We’re still waiting for a detailed explanation from the data center operator, but the same day was scheduled a planned maintenance which consisted in testing UPS for a given time. We observed a 5 seconds window between the power cut and the power recovery.

It led to an instant restart of our entire Availability Zone (AZ). Unfortunately, we can’t provide more insights about the origin of the failure for the moment except a faulty component has cause the power cut, which is unacceptable since we’re running at least 2N (most are 2N+1) power adduction with separated power source. A single faulty component shouldn’t have any impact on the two power lines.

We’re expecting a better postmortem from our data center operator.

Networking connectivity issue

Our network relies on multiple transits to ensure both a good Internet connectivity and a good resilience. These transits are spread among three Points of Presence (PoP). During the restart of networking routers, there appears to be an issue with accessing the region via public connectivity, despite these multiple transits. Our observability system was unfortunately located on the lost AZ, so we lost the flows to analyze the traffic during the power cut. Known Issues:

In some cases, when a router reboots, it may start receiving traffic before it knows where to route it. A specific starting sequence may be enforced to avoid this behavior.
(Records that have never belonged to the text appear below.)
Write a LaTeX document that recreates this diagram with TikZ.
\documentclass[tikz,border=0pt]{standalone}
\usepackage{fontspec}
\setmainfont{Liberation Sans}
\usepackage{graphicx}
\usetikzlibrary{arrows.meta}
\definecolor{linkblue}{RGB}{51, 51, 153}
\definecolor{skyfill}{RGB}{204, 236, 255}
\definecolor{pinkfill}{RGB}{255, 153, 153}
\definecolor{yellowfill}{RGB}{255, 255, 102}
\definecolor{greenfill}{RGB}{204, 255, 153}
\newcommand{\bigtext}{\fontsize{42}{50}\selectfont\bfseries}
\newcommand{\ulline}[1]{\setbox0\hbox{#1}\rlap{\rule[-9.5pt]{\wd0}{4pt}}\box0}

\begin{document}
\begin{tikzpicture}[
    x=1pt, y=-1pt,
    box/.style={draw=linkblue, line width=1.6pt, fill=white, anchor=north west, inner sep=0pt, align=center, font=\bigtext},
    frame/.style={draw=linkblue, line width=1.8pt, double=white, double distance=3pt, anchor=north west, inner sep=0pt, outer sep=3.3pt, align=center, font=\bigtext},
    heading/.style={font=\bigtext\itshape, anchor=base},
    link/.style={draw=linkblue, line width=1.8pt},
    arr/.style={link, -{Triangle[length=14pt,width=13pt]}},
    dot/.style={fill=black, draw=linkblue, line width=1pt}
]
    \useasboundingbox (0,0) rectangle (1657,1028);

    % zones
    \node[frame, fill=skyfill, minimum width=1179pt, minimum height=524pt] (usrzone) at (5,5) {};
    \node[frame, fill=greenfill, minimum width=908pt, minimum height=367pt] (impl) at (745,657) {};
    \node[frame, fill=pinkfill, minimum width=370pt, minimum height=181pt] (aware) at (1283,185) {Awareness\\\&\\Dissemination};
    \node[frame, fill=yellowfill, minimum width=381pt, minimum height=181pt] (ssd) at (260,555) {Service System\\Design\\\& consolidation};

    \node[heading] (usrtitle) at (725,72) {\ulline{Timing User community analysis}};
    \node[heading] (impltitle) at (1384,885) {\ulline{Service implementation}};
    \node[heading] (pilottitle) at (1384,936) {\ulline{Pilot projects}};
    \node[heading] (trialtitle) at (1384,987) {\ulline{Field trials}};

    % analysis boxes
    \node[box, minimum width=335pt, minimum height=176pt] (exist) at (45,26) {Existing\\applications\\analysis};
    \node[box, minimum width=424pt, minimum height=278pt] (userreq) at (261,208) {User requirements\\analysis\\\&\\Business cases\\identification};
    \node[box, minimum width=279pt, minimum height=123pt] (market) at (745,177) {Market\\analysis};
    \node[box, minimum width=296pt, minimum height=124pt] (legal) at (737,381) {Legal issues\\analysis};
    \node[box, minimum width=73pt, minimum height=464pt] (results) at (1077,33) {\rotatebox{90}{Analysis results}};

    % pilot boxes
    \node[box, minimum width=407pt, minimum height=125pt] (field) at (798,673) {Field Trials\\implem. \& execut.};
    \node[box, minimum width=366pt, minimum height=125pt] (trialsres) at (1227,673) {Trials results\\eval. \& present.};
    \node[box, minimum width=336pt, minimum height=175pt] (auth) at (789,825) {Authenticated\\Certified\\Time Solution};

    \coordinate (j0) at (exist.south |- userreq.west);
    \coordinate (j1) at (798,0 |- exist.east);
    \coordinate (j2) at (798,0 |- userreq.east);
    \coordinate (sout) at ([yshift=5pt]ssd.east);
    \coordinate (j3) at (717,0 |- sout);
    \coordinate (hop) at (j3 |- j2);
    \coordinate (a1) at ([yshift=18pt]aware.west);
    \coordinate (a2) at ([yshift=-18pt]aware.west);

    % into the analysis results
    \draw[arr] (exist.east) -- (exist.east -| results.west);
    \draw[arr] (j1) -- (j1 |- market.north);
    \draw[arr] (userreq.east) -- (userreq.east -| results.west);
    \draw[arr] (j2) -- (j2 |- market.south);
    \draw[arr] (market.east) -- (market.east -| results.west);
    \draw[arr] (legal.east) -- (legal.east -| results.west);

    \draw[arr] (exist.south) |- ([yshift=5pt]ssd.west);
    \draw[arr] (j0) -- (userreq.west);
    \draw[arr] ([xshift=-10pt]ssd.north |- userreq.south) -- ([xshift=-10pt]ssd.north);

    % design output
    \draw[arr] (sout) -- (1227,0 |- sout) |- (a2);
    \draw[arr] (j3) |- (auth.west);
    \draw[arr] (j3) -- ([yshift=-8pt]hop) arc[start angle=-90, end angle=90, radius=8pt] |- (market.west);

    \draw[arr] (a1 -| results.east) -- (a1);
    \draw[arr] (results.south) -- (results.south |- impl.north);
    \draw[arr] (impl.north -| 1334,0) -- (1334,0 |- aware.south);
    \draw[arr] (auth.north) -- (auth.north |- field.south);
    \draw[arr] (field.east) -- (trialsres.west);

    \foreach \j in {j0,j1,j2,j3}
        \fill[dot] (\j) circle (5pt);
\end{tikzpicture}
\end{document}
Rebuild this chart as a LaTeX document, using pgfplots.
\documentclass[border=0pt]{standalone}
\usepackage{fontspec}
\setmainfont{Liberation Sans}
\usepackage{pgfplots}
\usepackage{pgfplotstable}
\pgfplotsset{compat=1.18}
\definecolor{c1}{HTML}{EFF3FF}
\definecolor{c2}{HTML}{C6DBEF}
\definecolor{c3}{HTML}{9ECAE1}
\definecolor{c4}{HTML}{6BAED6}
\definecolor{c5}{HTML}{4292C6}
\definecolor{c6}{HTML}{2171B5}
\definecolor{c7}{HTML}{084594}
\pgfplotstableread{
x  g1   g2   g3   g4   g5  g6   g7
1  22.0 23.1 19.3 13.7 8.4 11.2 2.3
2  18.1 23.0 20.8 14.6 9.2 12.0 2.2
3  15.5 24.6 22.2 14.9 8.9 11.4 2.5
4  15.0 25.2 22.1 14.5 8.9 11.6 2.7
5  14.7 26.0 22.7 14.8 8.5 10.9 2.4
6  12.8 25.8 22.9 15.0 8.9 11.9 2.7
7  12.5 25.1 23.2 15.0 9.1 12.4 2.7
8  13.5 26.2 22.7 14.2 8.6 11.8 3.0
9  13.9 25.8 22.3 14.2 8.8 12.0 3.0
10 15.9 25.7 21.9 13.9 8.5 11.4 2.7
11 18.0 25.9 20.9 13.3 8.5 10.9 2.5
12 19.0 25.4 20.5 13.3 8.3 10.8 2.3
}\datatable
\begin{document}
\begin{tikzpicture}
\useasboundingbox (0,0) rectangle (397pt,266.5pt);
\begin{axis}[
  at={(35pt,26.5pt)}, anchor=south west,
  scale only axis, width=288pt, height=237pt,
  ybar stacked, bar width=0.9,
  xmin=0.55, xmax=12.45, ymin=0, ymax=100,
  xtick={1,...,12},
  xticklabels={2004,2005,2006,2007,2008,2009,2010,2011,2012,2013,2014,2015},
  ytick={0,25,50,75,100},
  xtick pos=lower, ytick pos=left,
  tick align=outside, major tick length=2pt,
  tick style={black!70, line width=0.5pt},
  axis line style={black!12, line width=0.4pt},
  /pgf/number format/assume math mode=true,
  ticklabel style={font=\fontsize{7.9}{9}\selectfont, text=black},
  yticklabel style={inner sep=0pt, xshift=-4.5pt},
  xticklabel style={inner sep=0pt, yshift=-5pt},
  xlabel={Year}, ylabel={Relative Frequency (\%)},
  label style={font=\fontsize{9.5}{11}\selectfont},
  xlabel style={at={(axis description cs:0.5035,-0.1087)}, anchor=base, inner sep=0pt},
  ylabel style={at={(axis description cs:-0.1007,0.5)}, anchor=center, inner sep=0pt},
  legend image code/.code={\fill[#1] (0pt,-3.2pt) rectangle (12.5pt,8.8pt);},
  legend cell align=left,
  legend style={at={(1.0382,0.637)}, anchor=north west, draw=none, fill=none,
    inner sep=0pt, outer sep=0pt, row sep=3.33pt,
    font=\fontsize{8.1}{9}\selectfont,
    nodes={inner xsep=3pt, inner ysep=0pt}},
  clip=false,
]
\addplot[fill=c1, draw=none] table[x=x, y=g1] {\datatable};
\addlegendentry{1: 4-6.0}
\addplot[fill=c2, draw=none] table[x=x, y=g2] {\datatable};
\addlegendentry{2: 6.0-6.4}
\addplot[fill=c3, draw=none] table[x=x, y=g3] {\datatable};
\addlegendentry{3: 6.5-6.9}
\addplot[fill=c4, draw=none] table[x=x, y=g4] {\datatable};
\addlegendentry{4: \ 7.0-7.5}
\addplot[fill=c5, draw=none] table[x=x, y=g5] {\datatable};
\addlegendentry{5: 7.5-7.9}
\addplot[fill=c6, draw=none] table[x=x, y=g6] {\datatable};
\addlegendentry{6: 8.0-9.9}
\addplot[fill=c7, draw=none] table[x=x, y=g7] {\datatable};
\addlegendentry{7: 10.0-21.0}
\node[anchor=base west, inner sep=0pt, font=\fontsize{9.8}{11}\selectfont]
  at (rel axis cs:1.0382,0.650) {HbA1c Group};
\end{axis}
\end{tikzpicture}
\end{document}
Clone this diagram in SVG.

Possible Causes of Downtime

A transit partner did not notice that the session was down before the BGP session timed out (a few minutes), so traffic continued to be routed through them even though we were no longer there to handle it. Another transit partner continued to announce our prefixes even though they couldn’t route the traffic to our network.
There is a 3-minutes timeout on the BGP sessions of the routers, with no Bidirectional Forwarding Detection (BFD) to accelerate convergence.

Unclear Areas

In the nominal situation, most of our traffic is gathered at TH2 POP, so we shouldn’t have seen such a significant impact. However, most of our traffic exits through another transit partner through the incriminated AZ (correlate with the one of the possible cause of downtime)
Did the other routers still have announcements (received from the power cut AZ routers) when they received traffic to send to the internet, because the BGP sessions hadn’t yet timed out? (correlate with the one of the possible cause of downtime)

Network issues were gone at 15:15 CET. We run a simulated copy of our networking topology inside the GNS3 emulator. We will quickly replicate this hypothesis to try to reproduce and tests some enhancements.

Messaging Maintenance (Apache Pulsar)

Learning from a previous outage last summer, we invested a lot in this layer and enhancements made likely focused on improving the resilience and fault tolerance of the system. This includes better monitoring, automated failover processes, auto healing and enhanced data replication strategies with better isolation.

By leveraging Pulsar’s disaggregated architecture and the investments made in infrastructure and operational practices, the system was able to recover swiftly from the loss of an AZ. This resilience underscores the importance of continuous improvement and preparedness in maintaining high availability and reliability.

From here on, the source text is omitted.